Kraken has become the first major cryptocurrency exchange to fully integrate Distributed Validator Technology (DVT) for its Ethereum validators, marking a pivotal advancement in staking security and decentralization. Announced on August 20, 2025, this move strengthens Ethereum’s ecosystem by enhancing validator resilience, a critical step for the world’s second-largest blockchain.
DVT distributes validator duties across multiple independent nodes, reducing risks of downtime, slashing penalties, or single-point failures. Unlike traditional setups reliant on one server, DVT ensures validators operate seamlessly even if a node fails, safeguarding stakers’ rewards. Kraken, managing over 7% of Ethereum’s staked assets (approximately 2.4 million ETH per Etherscan), leverages DVT through partnerships with Allnodes and Blockdaemon, using the SSV Network’s open-source protocol.
This adoption bolsters network security by mitigating centralization risks, protects user assets from penalties, and sets a benchmark for other exchanges. Industry experts, including CoinDesk, praise Kraken’s move as a catalyst for broader DVT adoption, potentially scaling Ethereum staking to support its 33.2 million ETH staked (26% of total supply). Posts on X echo enthusiasm, highlighting DVT’s role in reducing validator concentration risks.

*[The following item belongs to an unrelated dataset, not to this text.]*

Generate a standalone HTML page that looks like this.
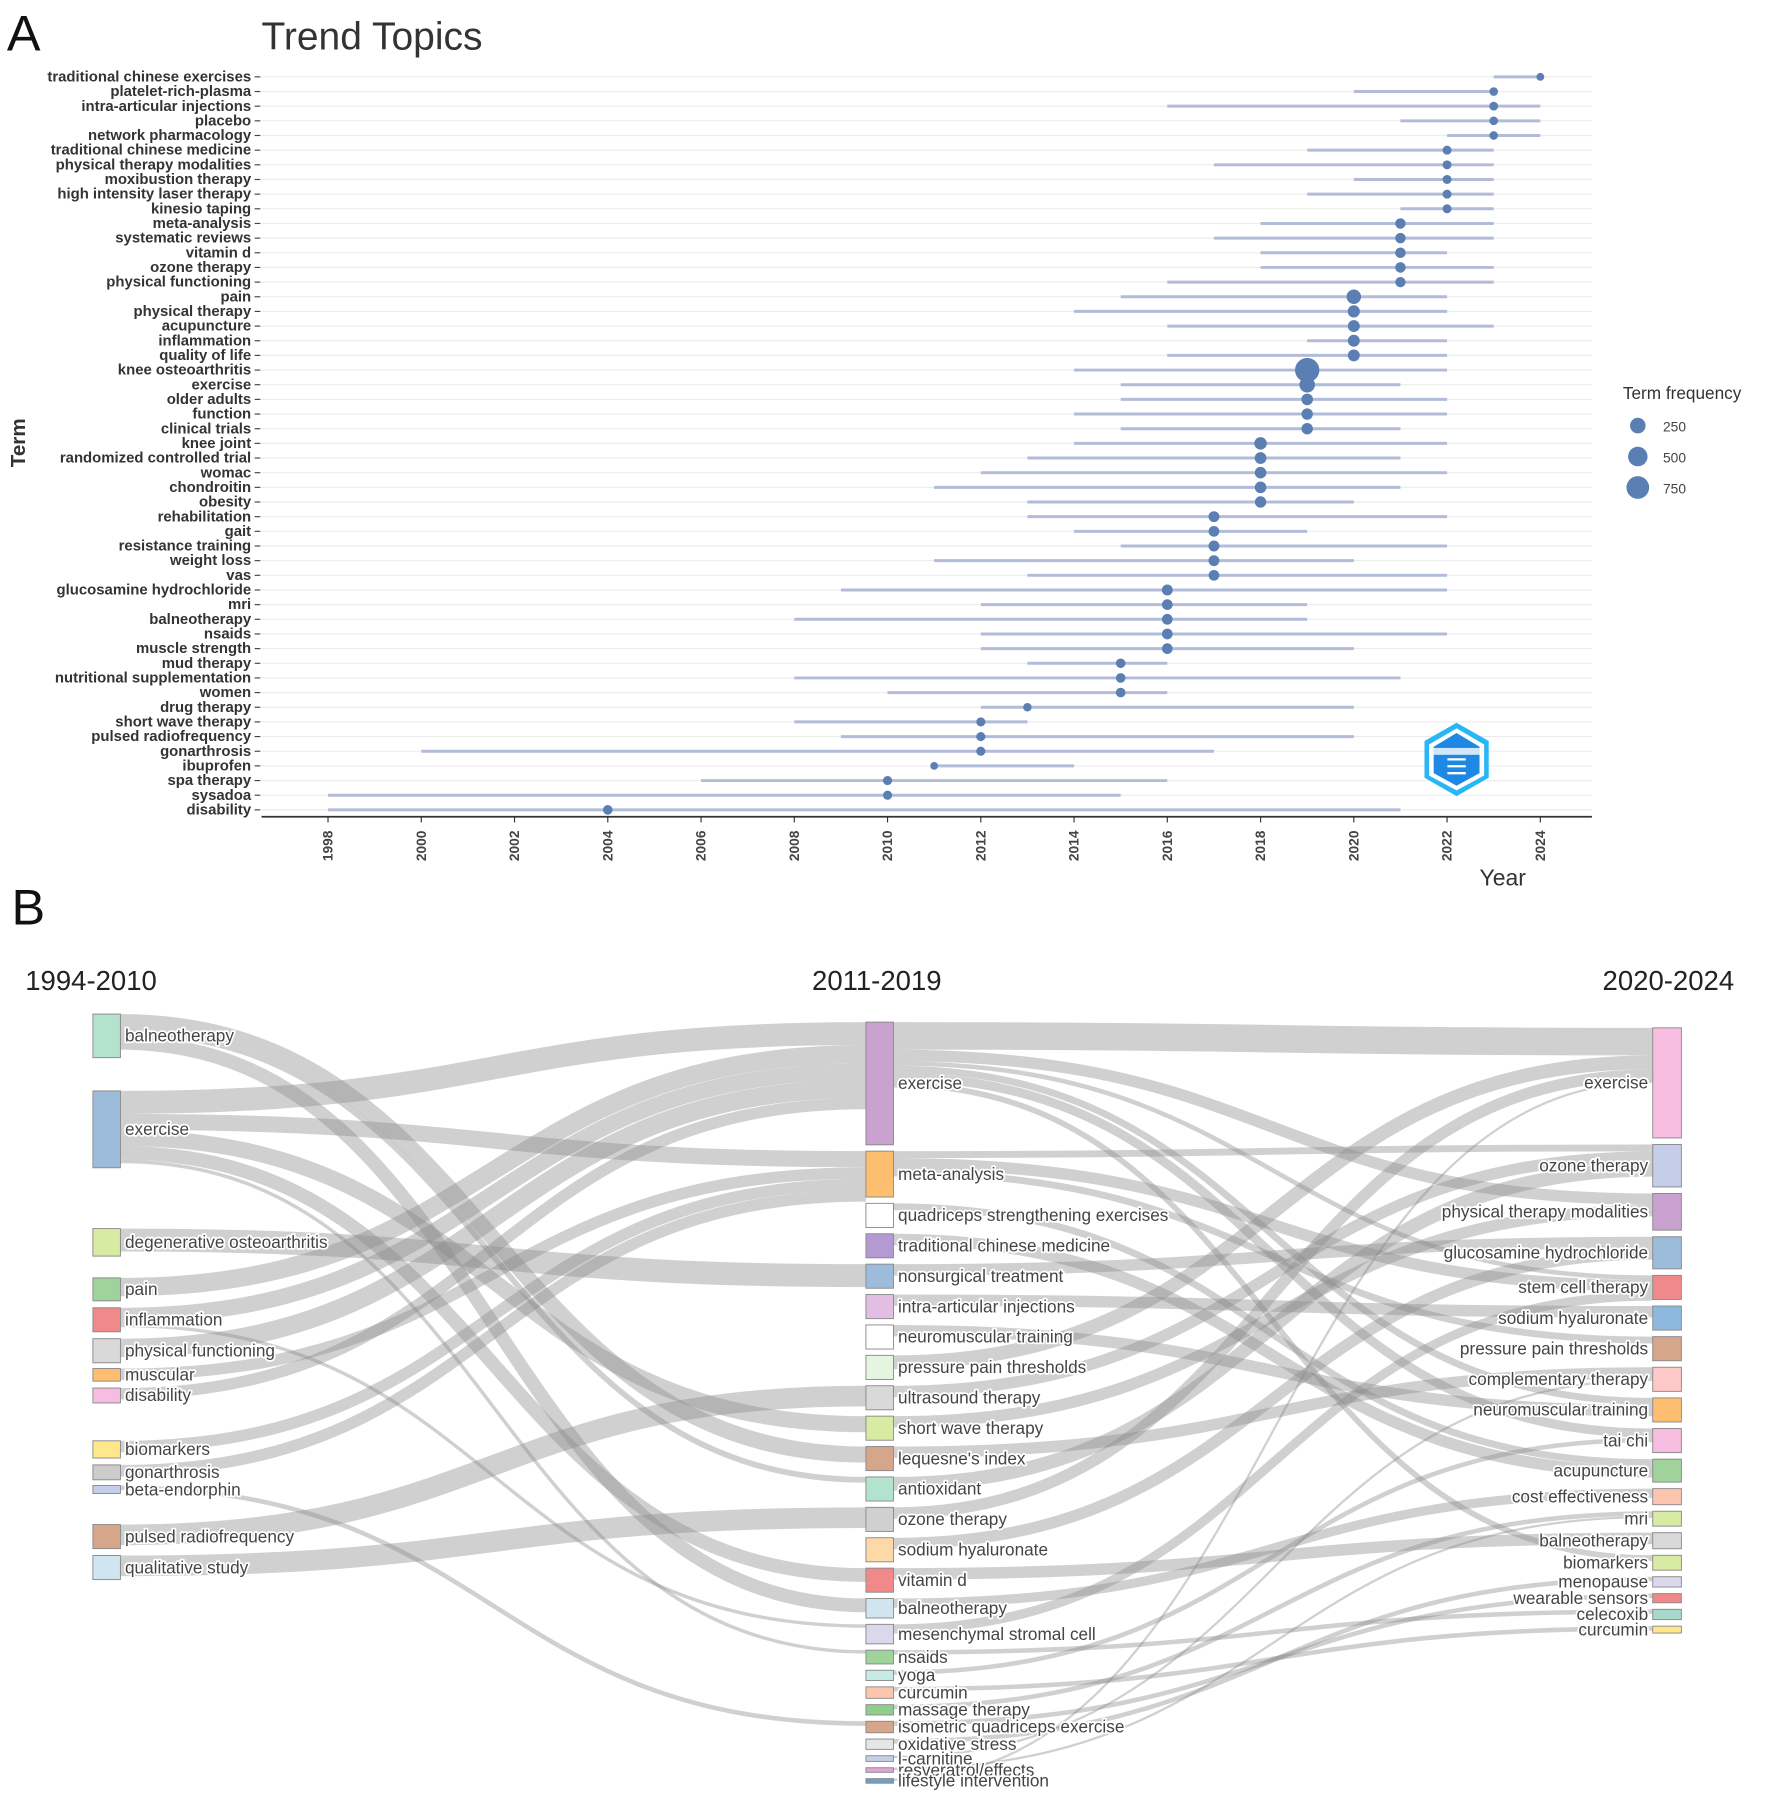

For Kraken’s staking clients, the transition is seamless, with no changes to the user experience but enhanced reliability. As Ethereum eyes further upgrades like sharding, DVT’s fault-tolerant design could ensure long-term network stability. Kraken’s leadership signals a shift toward decentralized staking solutions, urging competitors like Coinbase to follow suit. This milestone reinforces Ethereum’s resilience, fostering trust among institutional and retail stakers alike.